Feb 16, 2022 @ 11:10:46
“In 2019, with a national population of slightly less than 320 million, the same 14 million hunting licenses were sold again.” This has gotsta be true, I heard it from someone who is in the know. Whoa, not so fast my little friend. According to the U.S. Fish And Wildlife Service, a total of 38,854,259 Hunting Licenses, Tags, Permits & Stamps had been registered for the year 2020.
“When it comes to hunting, it’s always worthwhile to know the different statistics for each of the U.S. Indeed, hunting is a massive industry and brings in substantial amounts of income for the country; therefore, the statistics behind the industry are absolutely worth knowing.”
https://bowaddicted.com/hunting-data-usa-2020/
Feb 16, 2022 @ 12:31:54
Sociologist David Yamane has written a paper or three about the evolution in advertising in gun magazines from hunting/sport to personal defense over the decades, so clearly, the gun industry knows that it butters its bread selling guns meant to shoot people rather than Bambi. These guns sure did sell during the pandemic. That does have its occasional risks, although the vast majority of guns, whether meant to shoot Bambi or hold off a platoon of advancing Russians, are owned without incident.
I heard this morning is that it was the insurance company that settled rather than Remington, which went bankrupt. Like a lot of insurance companies, they may have decided to cut their potential losses.

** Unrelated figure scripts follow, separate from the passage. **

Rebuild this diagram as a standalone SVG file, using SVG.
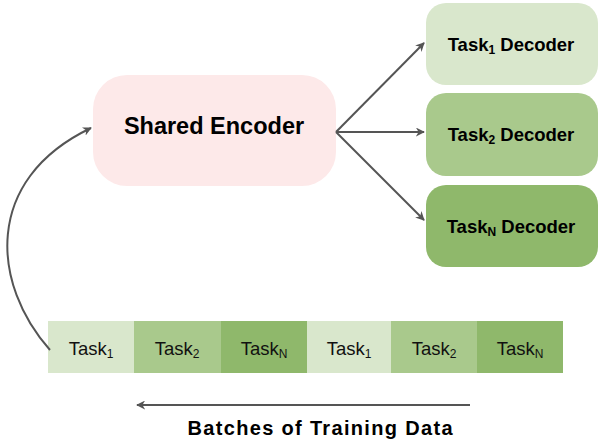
<svg xmlns="http://www.w3.org/2000/svg" width="600" height="440" viewBox="0 0 600 440">
<defs>
<marker id="ah" viewBox="0 0 10 10" refX="9" refY="5" markerWidth="9" markerHeight="9" markerUnits="userSpaceOnUse" orient="auto">
<path d="M0,0 L10,5 L0,10 L3,5 Z" fill="#555"/>
</marker>
<style>
.c{stroke:#555;stroke-width:2;fill:none}
.b{font-family:"Liberation Sans",Arial,sans-serif;font-weight:bold;fill:#000;text-anchor:middle}
.t{font-family:"Liberation Sans",Arial,sans-serif;fill:#111;text-anchor:middle;font-size:18.5px}
.l{fill:#d9e7cc}.m{fill:#a9c98c}.d{fill:#8fb86b}
</style>
</defs>
<rect width="600" height="440" fill="#fff"/>
<g id="encoder">
<rect x="93" y="75" width="243" height="111" rx="34" fill="#fde9e9"/>
<text class="b" x="214" y="134" font-size="23.5">Shared Encoder</text>
</g>
<g id="dec1">
<rect class="l" x="426" y="3" width="172" height="82" rx="20"/>
<text class="b" x="511" y="51" font-size="18.5">Task<tspan font-size="12" dy="3">1</tspan><tspan dy="-3"> Decoder</tspan></text>
</g>
<g id="dec2">
<rect class="m" x="426" y="93" width="172" height="83" rx="20"/>
<text class="b" x="511" y="141" font-size="18.5">Task<tspan font-size="12" dy="3">2</tspan><tspan dy="-3"> Decoder</tspan></text>
</g>
<g id="decN">
<rect class="d" x="426" y="185" width="172" height="82" rx="20"/>
<text class="b" x="511" y="233" font-size="18.5">Task<tspan font-size="12" dy="3">N</tspan><tspan dy="-3"> Decoder</tspan></text>
</g>
<g id="batches">
<rect class="l" x="48" y="321" width="86" height="52"/>
<rect class="m" x="134" y="321" width="87" height="52"/>
<rect class="d" x="221" y="321" width="86" height="52"/>
<rect class="l" x="307" y="321" width="84" height="52"/>
<rect class="m" x="391" y="321" width="86" height="52"/>
<rect class="d" x="477" y="321" width="86" height="52"/>
<text class="t" x="91" y="355">Task<tspan font-size="12" dy="3">1</tspan></text>
<text class="t" x="177" y="355">Task<tspan font-size="12" dy="3">2</tspan></text>
<text class="t" x="264" y="355">Task<tspan font-size="12" dy="3">N</tspan></text>
<text class="t" x="349" y="355">Task<tspan font-size="12" dy="3">1</tspan></text>
<text class="t" x="434" y="355">Task<tspan font-size="12" dy="3">2</tspan></text>
<text class="t" x="520" y="355">Task<tspan font-size="12" dy="3">N</tspan></text>
</g>
<g id="label">
<text class="b" x="320" y="435" font-size="20" textLength="265" lengthAdjust="spacing">Batches of Training Data</text>
</g>
<g id="connectors">
<path class="c" d="M336,132 L424,43" marker-end="url(#ah)"/>
<path class="c" d="M336,132 L424,132" marker-end="url(#ah)"/>
<path class="c" d="M336,132 L424,220" marker-end="url(#ah)"/>
<path class="c" d="M50,350 C-8,285 -18,180 91,128" marker-end="url(#ah)"/>
<path class="c" d="M470,405 L137,405" marker-end="url(#ah)"/>
</g>
</svg>
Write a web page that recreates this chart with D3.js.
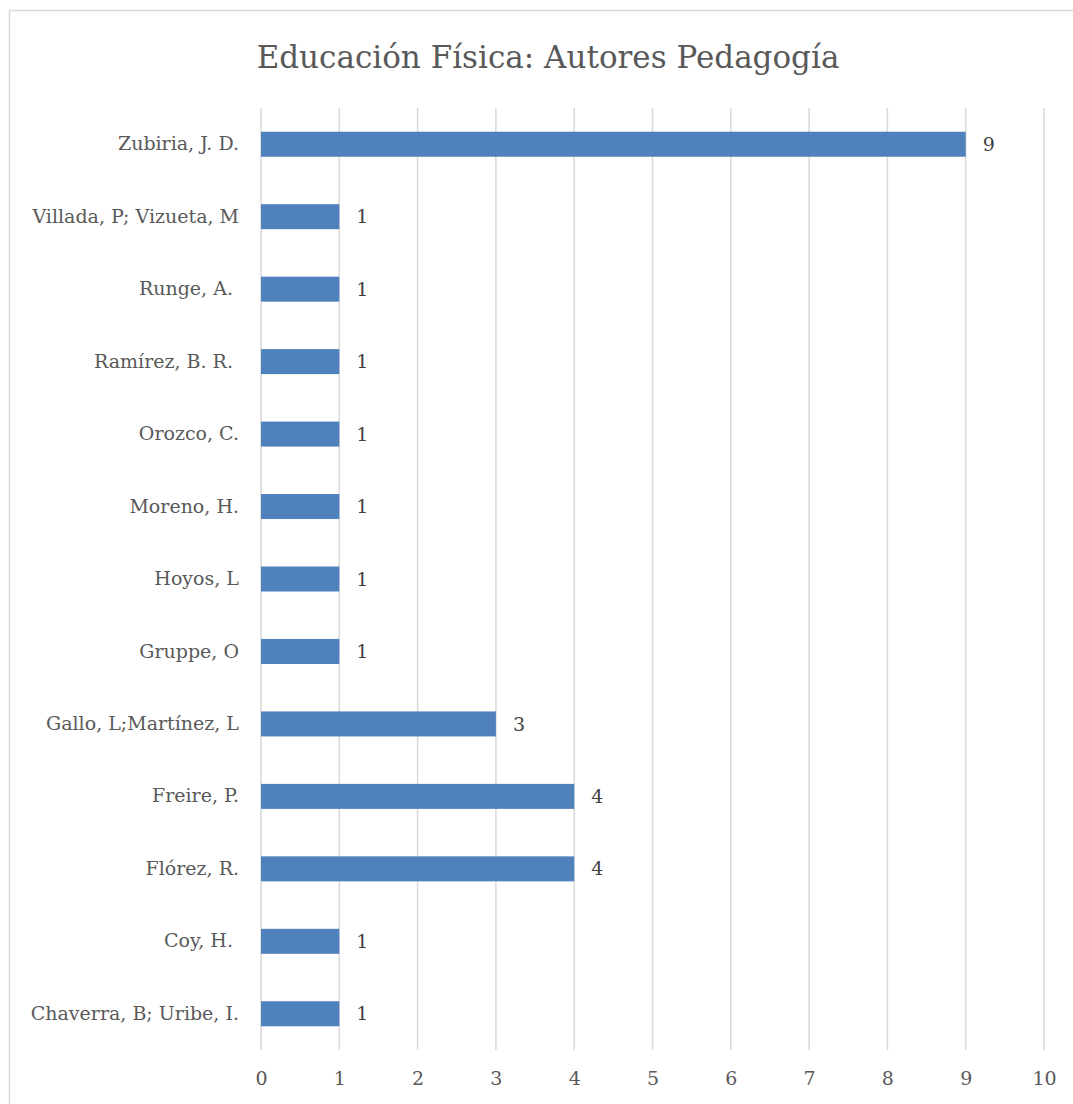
<!DOCTYPE html>
<html>
<head>
<meta charset="utf-8">
<script src="https://cdn.jsdelivr.net/npm/d3@7"></script>
<style>
  body { margin: 0; background: #fff; }
  text { font-family: "DejaVu Serif", serif; white-space: pre; }
</style>
</head>
<body>
<div id="chart"></div>
<script>
var width = 1073, height = 1104;

var authors = ['Zubiria, J. D.', 'Villada, P; Vizueta, M', 'Runge, A. ', 'Ramírez, B. R. ', 'Orozco, C.',
  'Moreno, H.', 'Hoyos, L', 'Gruppe, O', 'Gallo, L;Martínez, L', 'Freire, P.', 'Flórez, R.', 'Coy, H. ',
  'Chaverra, B; Uribe, I.'];
var counts = [9, 1, 1, 1, 1, 1, 1, 1, 3, 4, 4, 1, 1];
var xTicks = [0, 1, 2, 3, 4, 5, 6, 7, 8, 9, 10];
var title = 'Educación Física: Autores Pedagogía';

var svg = d3.select('#chart')
    .append('svg')
    .attr('width', width)
    .attr('height', height);

// chart frame (right and bottom edges are cut off in the original)
svg.append('rect')
    .attr('x', 9.5).attr('y', 10.5)
    .attr('width', 1100).attr('height', 1120)
    .attr('fill', '#fff')
    .attr('stroke', '#d9d9d9')
    .attr('stroke-width', 1.5);

var xScale = d3.scaleLinear().domain([0, 10]).range([261, 1044]);
var yScale = d3.scaleBand().domain(authors).range([108, 1050]).paddingInner(0.655).paddingOuter(0.3275);

svg.append('text')
    .attr('x', 548).attr('y', 68)
    .attr('text-anchor', 'middle')
    .attr('font-size', 31)
    .attr('fill', '#595959')
    .text(title);

// vertical gridlines
svg.selectAll('.grid')
    .data(xTicks)
    .enter()
    .append('line')
    .attr('class', 'grid')
    .attr('x1', function(d){ return xScale(d); })
    .attr('x2', function(d){ return xScale(d); })
    .attr('y1', 108).attr('y2', 1050)
    .attr('stroke', '#d9d9d9')
    .attr('stroke-width', 1.5);

var xAxis = svg.append('g')
    .attr('transform', 'translate(0,1050)')
    .call(d3.axisBottom(xScale).tickValues(xTicks).tickSize(0).tickPadding(22));
xAxis.select('.domain').remove();
xAxis.selectAll('text').attr('font-size', 19).attr('fill', '#595959')
    .style('font-family', '"DejaVu Serif", serif');

var yAxis = svg.append('g')
    .attr('transform', 'translate(239,0)')
    .call(d3.axisLeft(yScale).tickSize(0).tickPadding(0));
yAxis.select('.domain').remove();
yAxis.selectAll('text').attr('font-size', 19).attr('fill', '#595959')
    .style('font-family', '"DejaVu Serif", serif');

svg.selectAll('.bar')
    .data(counts)
    .enter()
    .append('rect')
    .attr('class', 'bar')
    .attr('x', xScale(0))
    .attr('y', function(d, i){ return yScale(authors[i]); })
    .attr('width', function(d){ return xScale(d) - xScale(0); })
    .attr('height', yScale.bandwidth())
    .attr('fill', '#4f81bd');

svg.selectAll('.val')
    .data(counts)
    .enter()
    .append('text')
    .attr('class', 'val')
    .attr('x', function(d){ return xScale(d) + 17; })
    .attr('y', function(d, i){ return yScale(authors[i]) + yScale.bandwidth() / 2; })
    .attr('dy', '0.35em')
    .attr('font-size', 19)
    .attr('fill', '#404040')
    .text(function(d){ return d; });
</script>
</body>
</html>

Still, insurance companies don’t like multimillion settlements and I suppose other gun companies will get the message from their brokers. I could do with fewer of those “Man Card” and Zombie Apocalypse advertisements but still, I doubt that marketing had anything to do with Newtown. After all, it was Mom rather than Adam who bought the rifle and she certainly, unless there is a gender issue here, isn’t looking for a Man Card. What she failed to do is what my brother does–if someone shoots him in the head as he sleeps, the safe combination goes with him. Nancy knew that Adam was a few cards short of a full deck. Still, she was not careful enough. May she nonetheless rest in peace.